Ari Ashkenazi Synagogue

Abuhav Synagogue

Our visits to the synagogues were accompanied by an interesting discussion about the parallelism between the four holy cities (Safed, Jerusalem, Hebron, Tiberias), the four elements of earth (earth, fire, air, water), and the four elements of man (mind, body, heart, soul). Safed represents the soul and air elements, which is why many walls and the synagogues are painted blue, to make us feel closer to the heavens.

Then, we went to the border. Military vehicles doing rounds passed us every few minutes, and the professor talked about how in the days, their technology was behind so when their vehicles broke down, they pushed them to the top of the mountain and jumped in when the engines started again. "We used to joke that we were the best military in Israel.
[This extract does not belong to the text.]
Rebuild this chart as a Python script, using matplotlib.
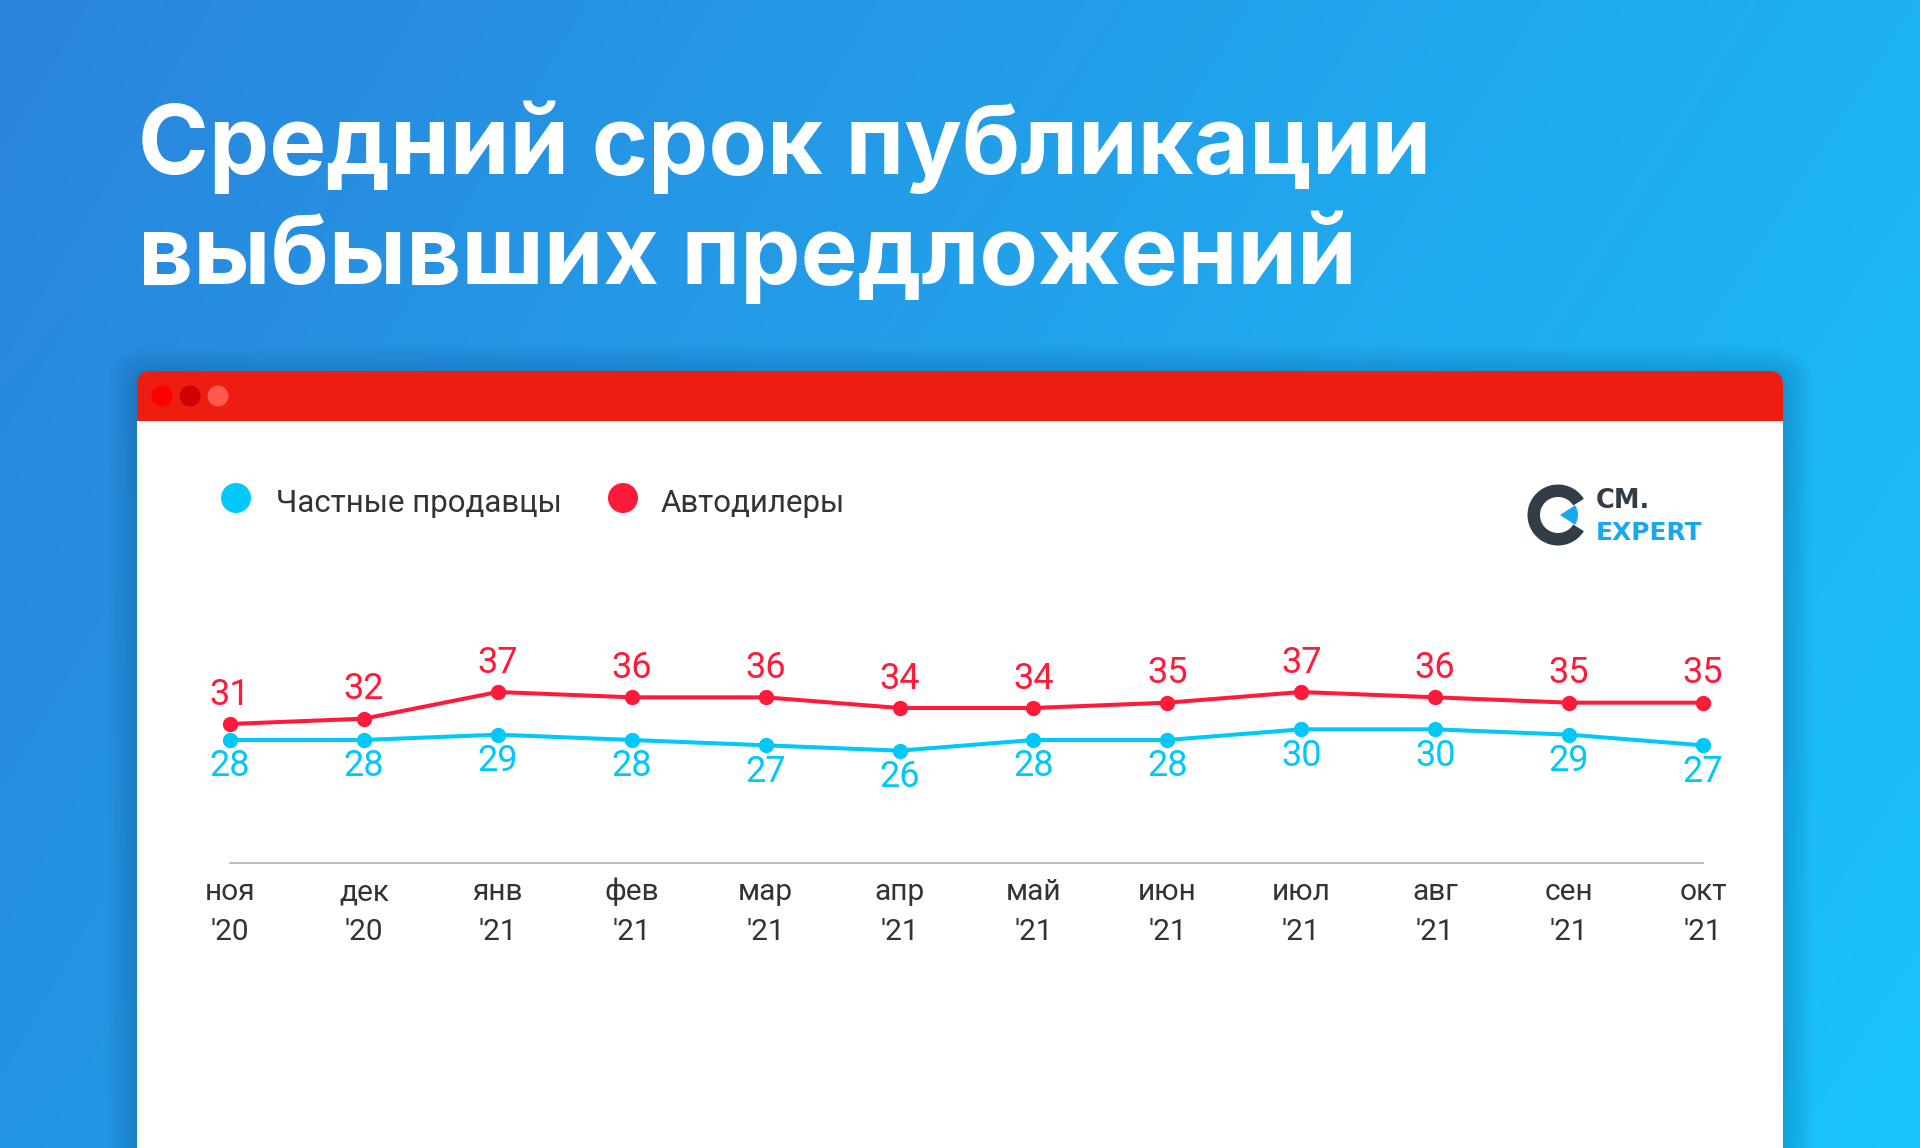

The Israelis never won, the Arabs just lost." While explaining the formation of the current day border, the Prof. described how Lebanon faced a lot of difficulty after WWII unifying an amalgam of Christan and Muslim people. During many of our discussions, a salient point was that the word "Arab" is kind of a blanket term that never just means Muslim. I'll be honest, that's what I assumed before I got here. There were also a lot of flies. "The fly," our prof explained, "is the national bird of Israel. If you can't find a fly, there's probably a mosquito around somewhere you can use."

Monument to soldiers who died after a suicide car crashed into their patrol vehicle.

Rose bush planted right next to the fence, sadly ironic. As a German student said, "wow, it's such a nice border."

I learned just how crazy the professor was when he had us climb up onto a rock to overlook the fence and observe Lebanon.

Military base in Lebanon controlled by Hezbollah (see yellow flags on the left). "You guys can take a selfie and send it to your mom!" -Our prof

I guess, due to compulsory military service in Israel, the Prof.'s familiarity with the border region from his younger days meant Hezbollah's presence didn't faze him. "Alright guys, we're going to go find the toilets now. If you really can't hold it in, do your best to aim for the other side."